* Begin Raw data *
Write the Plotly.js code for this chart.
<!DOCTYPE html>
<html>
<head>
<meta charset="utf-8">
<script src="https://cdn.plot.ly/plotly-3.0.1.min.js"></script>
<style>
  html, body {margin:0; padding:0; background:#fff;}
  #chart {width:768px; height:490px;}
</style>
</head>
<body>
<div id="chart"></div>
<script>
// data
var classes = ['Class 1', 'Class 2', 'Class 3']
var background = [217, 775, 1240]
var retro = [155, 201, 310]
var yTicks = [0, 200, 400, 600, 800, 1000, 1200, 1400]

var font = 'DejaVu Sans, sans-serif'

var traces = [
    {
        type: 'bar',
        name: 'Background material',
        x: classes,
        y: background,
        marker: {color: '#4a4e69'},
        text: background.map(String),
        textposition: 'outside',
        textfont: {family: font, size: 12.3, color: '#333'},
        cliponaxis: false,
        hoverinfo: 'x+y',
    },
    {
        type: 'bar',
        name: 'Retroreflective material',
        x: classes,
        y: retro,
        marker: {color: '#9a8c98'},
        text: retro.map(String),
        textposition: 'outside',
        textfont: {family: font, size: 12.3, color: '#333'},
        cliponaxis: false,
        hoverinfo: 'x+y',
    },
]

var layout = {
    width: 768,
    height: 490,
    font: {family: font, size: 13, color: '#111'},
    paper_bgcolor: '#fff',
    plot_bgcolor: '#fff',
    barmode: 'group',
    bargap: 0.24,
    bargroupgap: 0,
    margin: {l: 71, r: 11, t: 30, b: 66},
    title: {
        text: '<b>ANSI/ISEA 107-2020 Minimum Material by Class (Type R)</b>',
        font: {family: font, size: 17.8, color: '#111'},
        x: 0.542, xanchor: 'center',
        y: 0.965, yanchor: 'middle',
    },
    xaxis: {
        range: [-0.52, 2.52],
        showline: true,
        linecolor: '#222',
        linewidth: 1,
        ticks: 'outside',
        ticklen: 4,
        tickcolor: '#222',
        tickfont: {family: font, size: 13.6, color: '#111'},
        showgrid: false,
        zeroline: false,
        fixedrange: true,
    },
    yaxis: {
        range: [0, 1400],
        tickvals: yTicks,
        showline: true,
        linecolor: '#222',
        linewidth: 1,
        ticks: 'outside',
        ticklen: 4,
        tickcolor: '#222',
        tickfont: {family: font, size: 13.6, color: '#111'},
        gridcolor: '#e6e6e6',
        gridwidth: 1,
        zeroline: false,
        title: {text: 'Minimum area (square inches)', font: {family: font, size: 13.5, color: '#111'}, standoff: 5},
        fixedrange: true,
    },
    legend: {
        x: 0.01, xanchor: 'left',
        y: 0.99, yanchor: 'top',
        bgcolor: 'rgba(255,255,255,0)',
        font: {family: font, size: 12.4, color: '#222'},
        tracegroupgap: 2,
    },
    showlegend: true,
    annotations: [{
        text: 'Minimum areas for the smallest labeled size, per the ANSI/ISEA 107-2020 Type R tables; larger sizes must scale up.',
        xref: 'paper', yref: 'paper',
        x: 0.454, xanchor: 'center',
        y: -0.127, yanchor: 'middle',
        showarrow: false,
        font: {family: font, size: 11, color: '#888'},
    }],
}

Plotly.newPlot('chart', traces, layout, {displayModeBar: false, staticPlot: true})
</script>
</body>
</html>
* End Raw data *
- [Exercise details]:
Each line of the material should be echoed exactly.

- [Exercise solution]:
Write the Plotly.js code for this chart.
<!DOCTYPE html>
<html>
<head>
<meta charset="utf-8">
<script src="https://cdn.plot.ly/plotly-3.0.1.min.js"></script>
<style>
  html, body {margin:0; padding:0; background:#fff;}
  #chart {width:768px; height:490px;}
</style>
</head>
<body>
<div id="chart"></div>
<script>
// data
var classes = ['Class 1', 'Class 2', 'Class 3']
var background = [217, 775, 1240]
var retro = [155, 201, 310]
var yTicks = [0, 200, 400, 600, 800, 1000, 1200, 1400]

var font = 'DejaVu Sans, sans-serif'

var traces = [
    {
        type: 'bar',
        name: 'Background material',
        x: classes,
        y: background,
        marker: {color: '#4a4e69'},
        text: background.map(String),
        textposition: 'outside',
        textfont: {family: font, size: 12.3, color: '#333'},
        cliponaxis: false,
        hoverinfo: 'x+y',
    },
    {
        type: 'bar',
        name: 'Retroreflective material',
        x: classes,
        y: retro,
        marker: {color: '#9a8c98'},
        text: retro.map(String),
        textposition: 'outside',
        textfont: {family: font, size: 12.3, color: '#333'},
        cliponaxis: false,
        hoverinfo: 'x+y',
    },
]

var layout = {
    width: 768,
    height: 490,
    font: {family: font, size: 13, color: '#111'},
    paper_bgcolor: '#fff',
    plot_bgcolor: '#fff',
    barmode: 'group',
    bargap: 0.24,
    bargroupgap: 0,
    margin: {l: 71, r: 11, t: 30, b: 66},
    title: {
        text: '<b>ANSI/ISEA 107-2020 Minimum Material by Class (Type R)</b>',
        font: {family: font, size: 17.8, color: '#111'},
        x: 0.542, xanchor: 'center',
        y: 0.965, yanchor: 'middle',
    },
    xaxis: {
        range: [-0.52, 2.52],
        showline: true,
        linecolor: '#222',
        linewidth: 1,
        ticks: 'outside',
        ticklen: 4,
        tickcolor: '#222',
        tickfont: {family: font, size: 13.6, color: '#111'},
        showgrid: false,
        zeroline: false,
        fixedrange: true,
    },
    yaxis: {
        range: [0, 1400],
        tickvals: yTicks,
        showline: true,
        linecolor: '#222',
        linewidth: 1,
        ticks: 'outside',
        ticklen: 4,
        tickcolor: '#222',
        tickfont: {family: font, size: 13.6, color: '#111'},
        gridcolor: '#e6e6e6',
        gridwidth: 1,
        zeroline: false,
        title: {text: 'Minimum area (square inches)', font: {family: font, size: 13.5, color: '#111'}, standoff: 5},
        fixedrange: true,
    },
    legend: {
        x: 0.01, xanchor: 'left',
        y: 0.99, yanchor: 'top',
        bgcolor: 'rgba(255,255,255,0)',
        font: {family: font, size: 12.4, color: '#222'},
        tracegroupgap: 2,
    },
    showlegend: true,
    annotations: [{
        text: 'Minimum areas for the smallest labeled size, per the ANSI/ISEA 107-2020 Type R tables; larger sizes must scale up.',
        xref: 'paper', yref: 'paper',
        x: 0.454, xanchor: 'center',
        y: -0.127, yanchor: 'middle',
        showarrow: false,
        font: {family: font, size: 11, color: '#888'},
    }],
}

Plotly.newPlot('chart', traces, layout, {displayModeBar: false, staticPlot: true})
</script>
</body>
</html>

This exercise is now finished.